Reducing and diverting waste can be an important step in GHG mitigation and Canada’s overall climate change approach. Economic Tools to Reduce Household Waste and Related Greenhouse Gas Emissions focuses on economic policy tools to encourage waste prevention and diversion at the final consumer stage.
Key Messages:
- Reducing household waste in Canada has the potential to reduce direct and lifecycle GHG emissions, and is an important step towards meeting our climate change commitments.
- While diverting waste (such as through reuse or recycle programs) can save energy and GHG emissions compared with extracting and transporting raw materials, waste prevention strategies are more environmentally and economically effective.
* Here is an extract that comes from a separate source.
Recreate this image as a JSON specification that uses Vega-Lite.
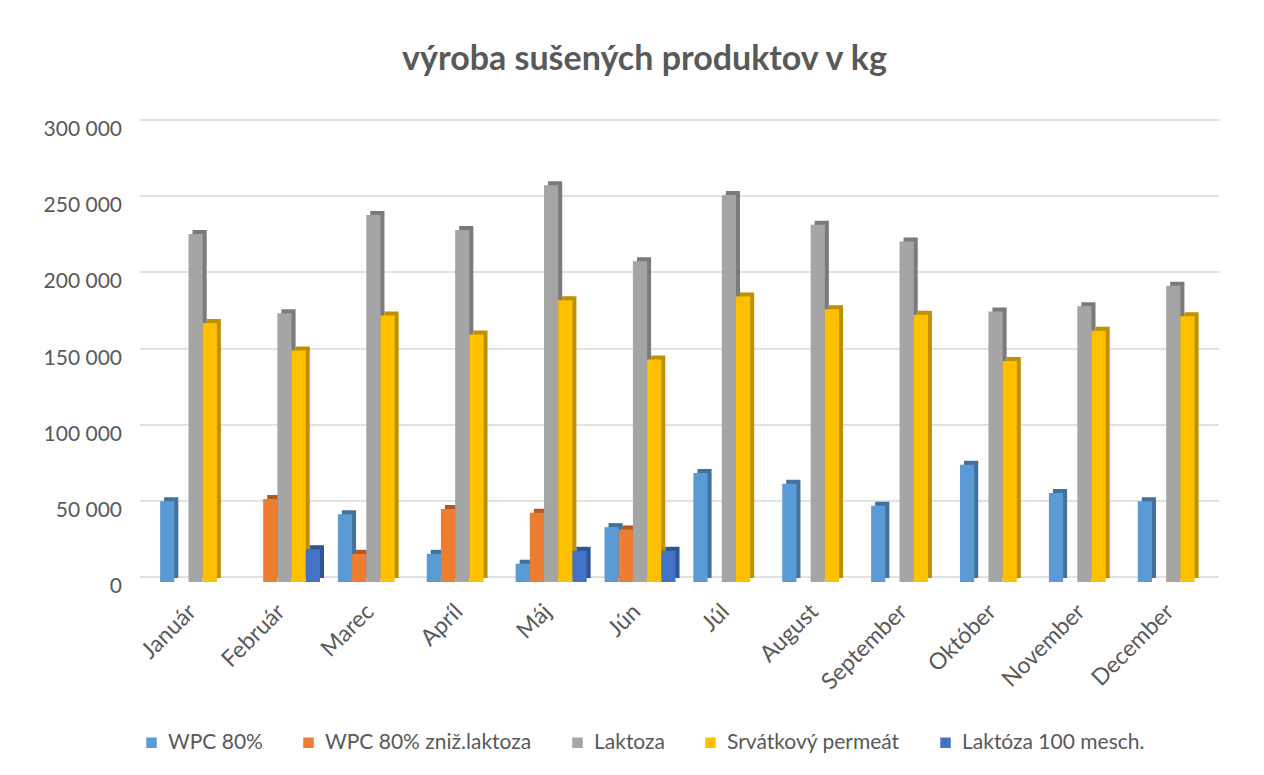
{
  "$schema": "https://vega.github.io/schema/vega-lite/v6.json",
  "autosize": {"type": "none"},
  "width": 1079,
  "height": 457,
  "padding": {"left": 145, "top": 125, "right": 40, "bottom": 193},
  "background": "white",
  "title": {
    "text": "výroba sušených produktov v kg",
    "font": "Lato",
    "fontSize": 34,
    "fontWeight": "bold",
    "color": "#595959",
    "anchor": "middle",
    "baseline": "alphabetic",
    "offset": 20,
    "dx": -40
  },
  "config": {
    "locale": {"number": {"decimal": ",", "thousands": " ", "grouping": [3], "currency": ["", " €"]}},
    "view": {"stroke": null},
    "font": "Lato"
  },
  "data": {
    "values": [
      {"month": "Január", "series": "WPC 80%", "value": 53000},
      {"month": "Január", "series": "Laktoza", "value": 228500},
      {"month": "Január", "series": "Srvátkový permeát", "value": 170000},
      {"month": "Február", "series": "WPC 80%", "value": 0},
      {"month": "Február", "series": "WPC 80% zniž.laktoza", "value": 54500},
      {"month": "Február", "series": "Laktoza", "value": 176500},
      {"month": "Február", "series": "Srvátkový permeát", "value": 152000},
      {"month": "Február", "series": "Laktóza 100 mesch.", "value": 21500},
      {"month": "Marec", "series": "WPC 80%", "value": 44500},
      {"month": "Marec", "series": "WPC 80% zniž.laktoza", "value": 18500},
      {"month": "Marec", "series": "Laktoza", "value": 241000},
      {"month": "Marec", "series": "Srvátkový permeát", "value": 175000},
      {"month": "Apríl", "series": "WPC 80%", "value": 18500},
      {"month": "Apríl", "series": "WPC 80% zniž.laktoza", "value": 48000},
      {"month": "Apríl", "series": "Laktoza", "value": 231000},
      {"month": "Apríl", "series": "Srvátkový permeát", "value": 162500},
      {"month": "Máj", "series": "WPC 80%", "value": 12000},
      {"month": "Máj", "series": "WPC 80% zniž.laktoza", "value": 45500},
      {"month": "Máj", "series": "Laktoza", "value": 260500},
      {"month": "Máj", "series": "Srvátkový permeát", "value": 185000},
      {"month": "Máj", "series": "Laktóza 100 mesch.", "value": 20500},
      {"month": "Jún", "series": "WPC 80%", "value": 36000},
      {"month": "Jún", "series": "WPC 80% zniž.laktoza", "value": 34500},
      {"month": "Jún", "series": "Laktoza", "value": 210500},
      {"month": "Jún", "series": "Srvátkový permeát", "value": 146000},
      {"month": "Jún", "series": "Laktóza 100 mesch.", "value": 20500},
      {"month": "Júl", "series": "WPC 80%", "value": 71500},
      {"month": "Júl", "series": "Laktoza", "value": 254000},
      {"month": "Júl", "series": "Srvátkový permeát", "value": 187500},
      {"month": "Júl", "series": "Laktóza 100 mesch.", "value": 0},
      {"month": "August", "series": "WPC 80%", "value": 64500},
      {"month": "August", "series": "Laktoza", "value": 234500},
      {"month": "August", "series": "Srvátkový permeát", "value": 179000},
      {"month": "September", "series": "WPC 80%", "value": 50000},
      {"month": "September", "series": "Laktoza", "value": 223500},
      {"month": "September", "series": "Srvátkový permeát", "value": 175500},
      {"month": "Október", "series": "WPC 80%", "value": 77000},
      {"month": "Október", "series": "Laktoza", "value": 177500},
      {"month": "Október", "series": "Srvátkový permeát", "value": 145000},
      {"month": "November", "series": "WPC 80%", "value": 58500},
      {"month": "November", "series": "Laktoza", "value": 181000},
      {"month": "November", "series": "Srvátkový permeát", "value": 165000},
      {"month": "December", "series": "WPC 80%", "value": 53000},
      {"month": "December", "series": "Laktoza", "value": 194500},
      {"month": "December", "series": "Srvátkový permeát", "value": 174500}
    ]
  },
  "encoding": {
    "x": {
      "field": "month",
      "type": "nominal",
      "sort": ["Január", "Február", "Marec", "Apríl", "Máj", "Jún", "Júl", "August", "September", "Október", "November", "December"],
      "scale": {"paddingInner": 0.2, "paddingOuter": 0.17},
      "axis": {
        "title": null,
        "domain": false,
        "ticks": false,
        "grid": false,
        "labelAngle": -45,
        "labelAlign": "right",
        "labelBaseline": "top",
        "labelPadding": 18,
        "labelOffset": -11,
        "labelFontSize": 23,
        "labelColor": "#595959",
        "labelFont": "Lato"
      }
    },
    "y": {
      "field": "value",
      "type": "quantitative",
      "scale": {"domain": [0, 300000], "nice": false},
      "axis": {
        "title": null,
        "domain": false,
        "ticks": false,
        "grid": true,
        "gridColor": "#d9d9d9",
        "gridWidth": 1.5,
        "translate": -5,
        "labelOffset": 10,
        "values": [0, 50000, 100000, 150000, 200000, 250000, 300000],
        "format": ",.0f",
        "labelFontSize": 21,
        "labelColor": "#595959",
        "labelFont": "Lato",
        "labelPadding": 18
      }
    }
  },
  "layer": [
    {
      "mark": {"type": "bar", "yOffset": -4},
      "encoding": {
        "xOffset": {
          "field": "series",
          "type": "nominal",
          "scale": {
            "domain": ["WPC 80%", "WPC 80% zniž.laktoza", "Laktoza", "Srvátkový permeát", "Laktóza 100 mesch."],
            "range": [4, 75],
            "paddingInner": 0,
            "paddingOuter": 0
          }
        },
        "color": {
          "field": "series",
          "type": "nominal",
          "scale": {
            "domain": ["WPC 80%", "WPC 80% zniž.laktoza", "Laktoza", "Srvátkový permeát", "Laktóza 100 mesch."],
            "range": ["#41719c", "#ae5a21", "#7b7b7b", "#bf9000", "#2f5597"]
          },
          "legend": null
        }
      }
    },
    {
      "mark": {"type": "bar"},
      "encoding": {
        "xOffset": {
          "field": "series",
          "type": "nominal",
          "scale": {
            "domain": ["WPC 80%", "WPC 80% zniž.laktoza", "Laktoza", "Srvátkový permeát", "Laktóza 100 mesch."],
            "range": [0, 71],
            "paddingInner": 0,
            "paddingOuter": 0
          }
        },
        "color": {
          "field": "series",
          "type": "nominal",
          "scale": {
            "domain": ["WPC 80%", "WPC 80% zniž.laktoza", "Laktoza", "Srvátkový permeát", "Laktóza 100 mesch."],
            "range": ["#5b9bd5", "#ed7d31", "#a5a5a5", "#ffc000", "#4472c4"]
          },
          "legend": {
            "title": null,
            "orient": "none",
            "direction": "horizontal",
            "legendX": -4,
            "legendY": 607,
            "symbolType": "square",
            "symbolSize": 110,
            "symbolStrokeWidth": 0,
            "labelFontSize": 21,
            "labelLimit": 0,
            "labelColor": "#595959",
            "labelFont": "Lato",
            "labelOffset": 6,
            "columnPadding": 35
          }
        }
      }
    }
  ],
  "resolve": {"scale": {"xOffset": "independent", "color": "independent"}}
}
- Environmental pricing and economic incentives can be used to reward waste prevention, return/reuse of items, and recycling. Currently these policy tools are under-utilized in Canada.
- Variable waste collection pricing rewards households that prevent waste or increase recycling, and helps shift production and consumption behaviour towards less wasteful practices. It also encourages people to develop innovative ways to avoid generating waste, including by repairing, sharing or reusing items. Many Canadian and international examples point to the effectiveness of this policy tool.
- Charges (or even bans) on single-use items have been successful in Canada for plastic bags, and could be extended to other areas such as single-use plastic cups, Polystyrene take-out containers, and plastic plates.
- Economic incentives to reduce waste include deposit return schemes (such as for glass bottles) and financial rewards for recycling non-typical items such as batteries or electronic waste. These financial incentives can be championed and managed by producers or mandated by governments, and can be financed through small environmental fees on product sales.
- Canada has significant scope to increase the use of these environmental pricing and incentive-based instruments. In some cases, this means simply expanding the reach and scope of existing programs, or promoting best-practice standardization across Canada. This will require coordination by all levels of government – to develop an integrated policy package that rewards less wasteful practices and that ultimately cuts associated GHG emissions.